雨宿りするスズメ ~Cafe et Galarie Moineau~

夏から冬へと一気に寒くなった。

ニュースで流れる「気温差13℃」の衝撃と残業に肩を痛めながら、のそのそと起き出し、カプチーノを作っては呑み続ける土曜日の午後。こんな日こそカフェや温泉が必要だが、今日はあまり出かける気も起きない。

そんなわけで、今日は夏の終わりカプチーノにまつわる思い出を綴ってみようかと思う。

その店を僕が訪れたのはちょうど一年ほど前の事だった。その日は友人と、東京都美術館で開催された「ポンピドゥーセンター展」を観た後、急いでカレーを食べて別れ、ひとり水月ホテル鷗外荘の日帰り温泉で疲れを癒していた。ポンピドゥーセンター展も鷗外荘でのひと時もとても良かったので機会があればそんな話もしてみたいが、とにかくその日の僕は、セン トゥートゥーセントゥーという味わい深い言葉の響き頭の中に転がしながら、軽やかに歩いていた。

美術館の連立する広大な上野公園を南西に抜けると、木々と古い建物の合間を抜ける鬱蒼とした坂道が広がる。平野のようにのんびりと広がる上野のイメージも大好きだが、不忍池やくらやみ坂といった少し不気味な名前を冠するこのエリアは、どことなく通で渋い感じというか、おばけ屋敷的なワクワク感というか、「ありそうでありえない」非日常的な散歩を与えてくれる良い場所だ。季節折々の楽しみ方はもちろんあるが、個人的にはどことなく夏から秋にかけて訪れるのにぴったりな気がする。

 

そんなひんやりとした坂道の途中に、レンガ調の温かで美しい建物が挟まっていることに気づいた。

「Cafe et Galarie Moineau」

モアノとは、フランス語でスズメのこと。日本画によく描かれるためか、スズメというと日本のイメージがあったが、フランスにもスズメはいるのだろう。なんとも親しみが持てて、しかしお洒落で可愛らしいお店であろうか。最初はカフェだとは思わなかったが、近づいてみると本格的なフレンチカントリーなカフェのようだ。決めた。ここに寄っていこう。

足を踏み入れると、思っていたよりも広い。中庭と、地下にはギャラリースペースがあり、まるで、魔法で隠されていた空間にうっかり迷い込んだようなロマンを感じさせてくれる。

そう、この空間は、人を乙女にする。

メニューは豊富で、ガレットが名物のようだ。とてもおいしそうだが、この日はなんとなく一杯のカプチーノだけを頂くことにした。

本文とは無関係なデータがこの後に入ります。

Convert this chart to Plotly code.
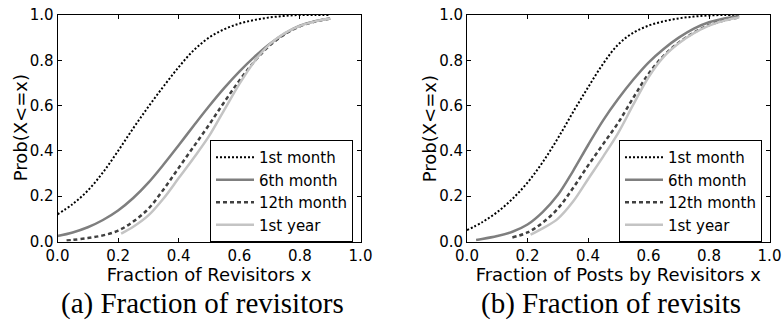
import plotly.graph_objects as go

# ---- data ----
series_names = ["1st month", "6th month", "12th month", "1st year"]

# Panel (a): Fraction of Revisitors
a_m1_x = [0.0, 0.05, 0.1, 0.15, 0.2, 0.25, 0.3, 0.35, 0.4, 0.45, 0.5, 0.55, 0.6, 0.65, 0.7, 0.75, 0.8, 0.85, 0.9]
a_m1_y = [0.12, 0.165, 0.225, 0.305, 0.40, 0.50, 0.595, 0.685, 0.77, 0.845, 0.90, 0.937, 0.962, 0.978, 0.989, 0.996, 1.0, 1.0, 1.0]
a_m6_x = [0.0, 0.05, 0.1, 0.15, 0.2, 0.25, 0.3, 0.35, 0.4, 0.45, 0.5, 0.55, 0.6, 0.65, 0.7, 0.75, 0.8, 0.85, 0.9]
a_m6_y = [0.024, 0.04, 0.063, 0.095, 0.137, 0.192, 0.26, 0.34, 0.425, 0.512, 0.597, 0.677, 0.75, 0.815, 0.872, 0.918, 0.953, 0.973, 0.985]
a_m12_x = [0.03, 0.05, 0.1, 0.15, 0.2, 0.25, 0.3, 0.35, 0.4, 0.45, 0.5, 0.55, 0.6, 0.65, 0.7, 0.75, 0.8, 0.85, 0.9]
a_m12_y = [0.004, 0.007, 0.015, 0.027, 0.048, 0.088, 0.145, 0.23, 0.325, 0.42, 0.515, 0.615, 0.71, 0.795, 0.865, 0.915, 0.95, 0.971, 0.985]
a_y1_x = [0.21, 0.25, 0.3, 0.35, 0.4, 0.45, 0.5, 0.55, 0.6, 0.65, 0.7, 0.75, 0.8, 0.85, 0.9]
a_y1_y = [0.035, 0.065, 0.115, 0.19, 0.28, 0.37, 0.465, 0.58, 0.695, 0.795, 0.87, 0.92, 0.952, 0.972, 0.985]

# Panel (b): Fraction of Posts by Revisitors
b_m1_x = [0.0, 0.05, 0.1, 0.15, 0.2, 0.25, 0.3, 0.35, 0.4, 0.45, 0.5, 0.55, 0.6, 0.65, 0.7, 0.75, 0.8, 0.85, 0.9]
b_m1_y = [0.05, 0.085, 0.13, 0.188, 0.26, 0.35, 0.455, 0.57, 0.68, 0.785, 0.87, 0.922, 0.953, 0.972, 0.985, 0.993, 0.998, 1.0, 1.0]
b_m6_x = [0.03, 0.05, 0.1, 0.15, 0.2, 0.25, 0.3, 0.35, 0.4, 0.45, 0.5, 0.55, 0.6, 0.65, 0.7, 0.75, 0.8, 0.85, 0.9]
b_m6_y = [0.007, 0.011, 0.024, 0.043, 0.075, 0.13, 0.205, 0.31, 0.425, 0.535, 0.63, 0.715, 0.79, 0.85, 0.90, 0.94, 0.968, 0.985, 0.995]
b_m12_x = [0.15, 0.2, 0.25, 0.3, 0.35, 0.4, 0.45, 0.5, 0.55, 0.6, 0.65, 0.7, 0.75, 0.8, 0.85, 0.9]
b_m12_y = [0.018, 0.04, 0.083, 0.145, 0.235, 0.335, 0.43, 0.525, 0.635, 0.74, 0.82, 0.878, 0.922, 0.955, 0.976, 0.99]
b_y1_x = [0.21, 0.25, 0.3, 0.35, 0.4, 0.45, 0.5, 0.55, 0.6, 0.65, 0.7, 0.75, 0.8, 0.85, 0.9]
b_y1_y = [0.03, 0.058, 0.10, 0.175, 0.275, 0.375, 0.48, 0.605, 0.725, 0.815, 0.875, 0.92, 0.953, 0.975, 0.99]

x_ticks = [0.0, 0.2, 0.4, 0.6, 0.8, 1.0]
y_ticks = [0.0, 0.2, 0.4, 0.6, 0.8, 1.0]
x_titles = ["Fraction of Revisitors x", "Fraction of Posts by Revisitors x"]
y_title = "Prob(X<=x)"
captions = ["(a) Fraction of revisitors", "(b) Fraction of revisits"]

styles = [
    dict(color="#000000", width=2, dash="2px,2px"),
    dict(color="#7f7f7f", width=2.5, dash="solid"),
    dict(color="#404040", width=2.5, dash="4px,3px"),
    dict(color="#c4c4c4", width=2.5, dash="solid"),
]

panels = [
    [(a_m1_x, a_m1_y), (a_m6_x, a_m6_y), (a_m12_x, a_m12_y), (a_y1_x, a_y1_y)],
    [(b_m1_x, b_m1_y), (b_m6_x, b_m6_y), (b_m12_x, b_m12_y), (b_y1_x, b_y1_y)],
]

fig = go.Figure()
for p, data in enumerate(panels):
    ax = "" if p == 0 else "2"
    for i, (xs, ys) in enumerate(data):
        fig.add_trace(go.Scatter(
            x=xs, y=ys, mode="lines", name=series_names[i],
            line=dict(shape="spline", smoothing=1.0, **styles[i]),
            xaxis="x" + ax, yaxis="y" + ax,
            legend="legend" if p == 0 else "legend2",
        ))

W, H = 783, 329
font = "DejaVu Sans"
axis_common = dict(
    range=[0, 1], tickformat=".1f",
    showline=True, linecolor="#000000", linewidth=1, mirror="ticks",
    ticks="inside", ticklen=4, tickcolor="#000000",
    showgrid=False, zeroline=False, automargin=False,
    tickfont=dict(family=font, size=15, color="#000000"),
)
dom_top = 1 - 15 / H
dom_bot = 1 - 241.5 / H
x_domains = [[57.5 / W, 360.5 / W], [467 / W, 769.5 / W]]

fig.update_layout(
    width=W, height=H, margin=dict(l=0, r=0, t=0, b=0),
    paper_bgcolor="white", plot_bgcolor="white",
    font=dict(family=font, size=16, color="#000000"),
    xaxis=dict(domain=x_domains[0], anchor="y", tickvals=x_ticks,
               title=dict(text=x_titles[0], font=dict(size=18), standoff=0), **axis_common),
    yaxis=dict(domain=[dom_bot, dom_top], anchor="x", tickvals=y_ticks, **axis_common),
    xaxis2=dict(domain=x_domains[1], anchor="y2", tickvals=x_ticks,
                title=dict(text=x_titles[1], font=dict(size=18), standoff=0), **axis_common),
    yaxis2=dict(domain=[dom_bot, dom_top], anchor="x2", tickvals=y_ticks, **axis_common),
    legend=dict(x=210 / W, y=1 - 140 / H, xanchor="left", yanchor="top",
                bordercolor="#000000", borderwidth=1, bgcolor="white",
                font=dict(size=15), tracegroupgap=0, itemwidth=38),
    legend2=dict(x=619 / W, y=1 - 140 / H, xanchor="left", yanchor="top",
                 bordercolor="#000000", borderwidth=1, bgcolor="white",
                 font=dict(size=15), tracegroupgap=0, itemwidth=38),
    showlegend=True,
)

# y-axis titles
for tx in [20 / W, 429 / W]:
    fig.add_annotation(text=y_title, x=tx, y=(dom_bot + dom_top) / 2, xref="paper", yref="paper",
                       xanchor="center", yanchor="middle", showarrow=False, textangle=-90,
                       font=dict(family=font, size=18, color="#000000"))

cap_x = [202 / W, 611 / W]
for cx, text in zip(cap_x, captions):
    fig.add_annotation(text=text, x=cx, y=1 - 303 / H, xref="paper", yref="paper",
                       xanchor="center", yanchor="middle", showarrow=False,
                       font=dict(family="Liberation Serif", size=29, color="#000000"))

fig.write_html("out.html")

中庭の緑の中にときどき出現するにゃんこと、店内でおとなしく昼寝する大型犬を眺めながら待っていると、見事なリーフの描かれたカプチーノが運ばれてきた。注ぐ動作だけで描かれるラテアートは単に見た目のの華やかさだけではなく、ミルクとエスプレッソ上質であることの証だ。雰囲気重視の小さなお店とあなどるなかれ、これは期待をはるかに超えた魔法のようなお店だ。

一口含んでみると、砂糖がいらないくらいのミルクの甘みがすーっと広がる。いつまでも維持されるシルキーなミルクは、時のながれをゆっくりにしてくれる。

刻々と暗くなってくる空だけが僕に帰宅を促す。名残惜しい気もするが、かといって、不思議と淋しい気持ちはない。一杯のカプチーノで、僕は十分過ぎるほど居心地の良い時間を過ごした。あまり野暮な言葉を重ねすぎると、魔法が溶けてしまいそうだ。

しかしまあ、絵本の世界への入り口は、案外といろんな場所にあるものだ。今後も暗い坂道を歩くときは、小さな動物になった気分で、注意深く周りを観察してみよう。

2件のコメント

  1. めっちゃ面白かったです。
    嫁さんにも勧めたら、全部一気読みしてました!!!
    「頭がスポンジ」でハマってましたよw
    更新楽しみにしてます。

    1. はやけんさん、こんばんは。
      ご夫婦でご覧いただいたとのこと、ありがとうございます。
      気ままなブログですが、今後とも楽しんでいただければ幸いです。